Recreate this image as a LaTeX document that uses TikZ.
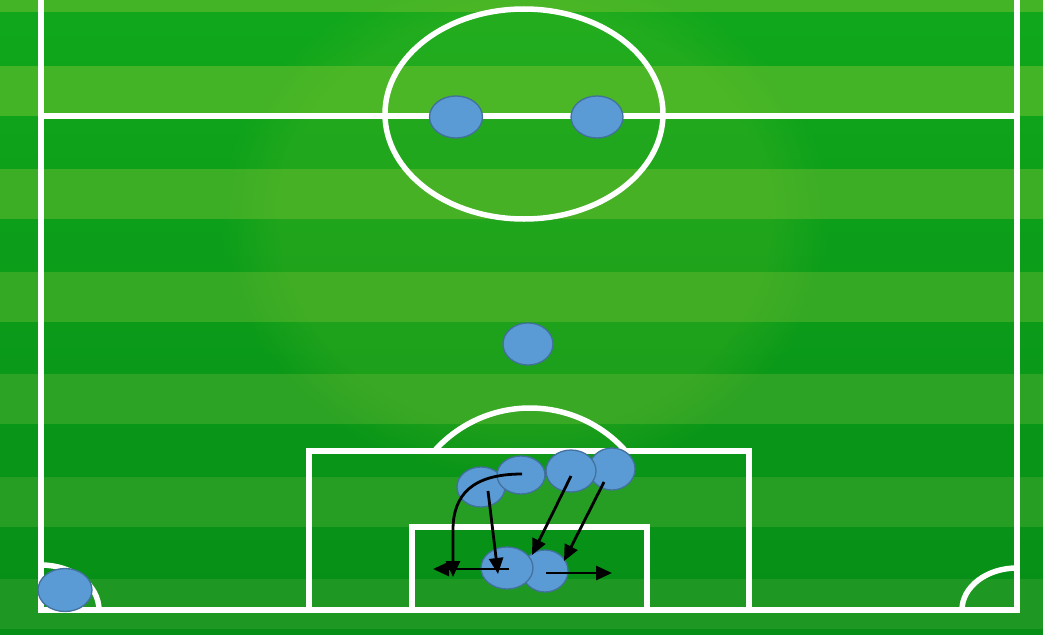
\documentclass[tikz,border=0pt]{standalone}
\usetikzlibrary{arrows.meta,shapes.geometric,fadings}
\definecolor{Ltop}{RGB}{66,180,38}
\definecolor{Lbot}{RGB}{30,152,34}
\definecolor{Dtop}{RGB}{16,168,28}
\definecolor{Dbot}{RGB}{6,142,22}
\definecolor{pfill}{RGB}{91,155,213}
\definecolor{pdraw}{RGB}{65,113,156}
\definecolor{glow}{RGB}{120,195,40}
\begin{document}
\begin{tikzpicture}[x=1pt,y=-1pt,
  pitchline/.style={draw=white, line width=5.5pt},
  player/.style={ellipse, draw=pdraw, fill=pfill, line width=1.3pt, inner sep=0pt, minimum width=52pt, minimum height=42pt},
  move/.style={draw=black, line width=2.8pt, -{Triangle[length=16pt,width=14pt]}}]
\useasboundingbox (0,0) rectangle (1043,634);
% grass
\shade[top color=Dtop, bottom color=Dbot] (0,0) rectangle (1043,634);
\fill[Ltop] (0,0) rectangle (1043,12);
\foreach \y/\p in {66/100,169/80,272/60,374/40,477/20,579/0}
  \fill[Ltop!\p!Lbot] (0,\y) rectangle (1043,\y+50);
\fill[glow, opacity=0.18, path fading=circle with fuzzy edge 20 percent] (220,-40) rectangle (830,480);
% lines
\draw[pitchline] (41,0) -- (41,610) -- (1017,610) -- (1017,0);
\draw[pitchline] (41,116) -- (1017,116);
\draw[pitchline] (524,114) ellipse [x radius=139, y radius=105];
\draw[pitchline] (530,536) ++(-138.4:128) arc[start angle=-138.4, end angle=-41.6, radius=128];
\draw[pitchline] (309,610) -- (309,451) -- (749,451) -- (749,610);
\draw[pitchline] (412,610) -- (412,527) -- (647,527) -- (647,610);
\draw[pitchline] (99,610) arc[start angle=0, end angle=-90, x radius=58, y radius=45];
\draw[pitchline] (962,610) arc[start angle=180, end angle=270, x radius=55, y radius=42];
% players
\node[player, minimum width=53pt] (p1) at (456,117) {};
\node[player] (p2) at (597,117) {};
\node[player, minimum width=50pt] (p3) at (528,344) {};
\node[player, minimum width=54pt, minimum height=43pt] (gk) at (65,590) {};
\node[player, minimum width=48pt, minimum height=40pt] (pa) at (481,487) {};
\node[player, minimum width=48pt, minimum height=38pt] (pb) at (521,475) {};
\node[player, minimum width=46pt] (pd) at (612,469) {};
\node[player, minimum width=50pt] (pc) at (571,471) {};
\node[player, minimum width=46pt] (pf) at (545,571) {};
\node[player] (pe) at (507,568) {};
% arrow ends
\coordinate (cs) at (522,474);
\coordinate (ce) at (453,577);
\coordinate (hs) at (509,569);
\coordinate (he) at (433,569);
\coordinate (as) at (488,491);
\coordinate (ae) at (498,574);
\coordinate (bs) at (571,476);
\coordinate (be) at (532,555);
\coordinate (ds) at (604,482);
\coordinate (de) at (564,561);
\coordinate (fs) at (546,573);
\coordinate (fe) at (612,573);
% moves
\draw[move] (cs) .. controls (472,474) and (453,495) .. (453,530) -- (ce);
\draw[move] (hs) -- (he);
\draw[move] (as) -- (ae);
\draw[move] (bs) -- (be);
\draw[move] (ds) -- (de);
\draw[move] (fs) -- (fe);
\end{tikzpicture}
\end{document}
──────
__Short exercise__. Copy out the whole listing exactly, and don't carry over any pictures.

__Result of the exercise__.
Recreate this image as a LaTeX document that uses TikZ.
\documentclass[tikz,border=0pt]{standalone}
\usetikzlibrary{arrows.meta,shapes.geometric,fadings}
\definecolor{Ltop}{RGB}{66,180,38}
\definecolor{Lbot}{RGB}{30,152,34}
\definecolor{Dtop}{RGB}{16,168,28}
\definecolor{Dbot}{RGB}{6,142,22}
\definecolor{pfill}{RGB}{91,155,213}
\definecolor{pdraw}{RGB}{65,113,156}
\definecolor{glow}{RGB}{120,195,40}
\begin{document}
\begin{tikzpicture}[x=1pt,y=-1pt,
  pitchline/.style={draw=white, line width=5.5pt},
  player/.style={ellipse, draw=pdraw, fill=pfill, line width=1.3pt, inner sep=0pt, minimum width=52pt, minimum height=42pt},
  move/.style={draw=black, line width=2.8pt, -{Triangle[length=16pt,width=14pt]}}]
\useasboundingbox (0,0) rectangle (1043,634);
% grass
\shade[top color=Dtop, bottom color=Dbot] (0,0) rectangle (1043,634);
\fill[Ltop] (0,0) rectangle (1043,12);
\foreach \y/\p in {66/100,169/80,272/60,374/40,477/20,579/0}
  \fill[Ltop!\p!Lbot] (0,\y) rectangle (1043,\y+50);
\fill[glow, opacity=0.18, path fading=circle with fuzzy edge 20 percent] (220,-40) rectangle (830,480);
% lines
\draw[pitchline] (41,0) -- (41,610) -- (1017,610) -- (1017,0);
\draw[pitchline] (41,116) -- (1017,116);
\draw[pitchline] (524,114) ellipse [x radius=139, y radius=105];
\draw[pitchline] (530,536) ++(-138.4:128) arc[start angle=-138.4, end angle=-41.6, radius=128];
\draw[pitchline] (309,610) -- (309,451) -- (749,451) -- (749,610);
\draw[pitchline] (412,610) -- (412,527) -- (647,527) -- (647,610);
\draw[pitchline] (99,610) arc[start angle=0, end angle=-90, x radius=58, y radius=45];
\draw[pitchline] (962,610) arc[start angle=180, end angle=270, x radius=55, y radius=42];
% players
\node[player, minimum width=53pt] (p1) at (456,117) {};
\node[player] (p2) at (597,117) {};
\node[player, minimum width=50pt] (p3) at (528,344) {};
\node[player, minimum width=54pt, minimum height=43pt] (gk) at (65,590) {};
\node[player, minimum width=48pt, minimum height=40pt] (pa) at (481,487) {};
\node[player, minimum width=48pt, minimum height=38pt] (pb) at (521,475) {};
\node[player, minimum width=46pt] (pd) at (612,469) {};
\node[player, minimum width=50pt] (pc) at (571,471) {};
\node[player, minimum width=46pt] (pf) at (545,571) {};
\node[player] (pe) at (507,568) {};
% arrow ends
\coordinate (cs) at (522,474);
\coordinate (ce) at (453,577);
\coordinate (hs) at (509,569);
\coordinate (he) at (433,569);
\coordinate (as) at (488,491);
\coordinate (ae) at (498,574);
\coordinate (bs) at (571,476);
\coordinate (be) at (532,555);
\coordinate (ds) at (604,482);
\coordinate (de) at (564,561);
\coordinate (fs) at (546,573);
\coordinate (fe) at (612,573);
% moves
\draw[move] (cs) .. controls (472,474) and (453,495) .. (453,530) -- (ce);
\draw[move] (hs) -- (he);
\draw[move] (as) -- (ae);
\draw[move] (bs) -- (be);
\draw[move] (ds) -- (de);
\draw[move] (fs) -- (fe);
\end{tikzpicture}
\end{document}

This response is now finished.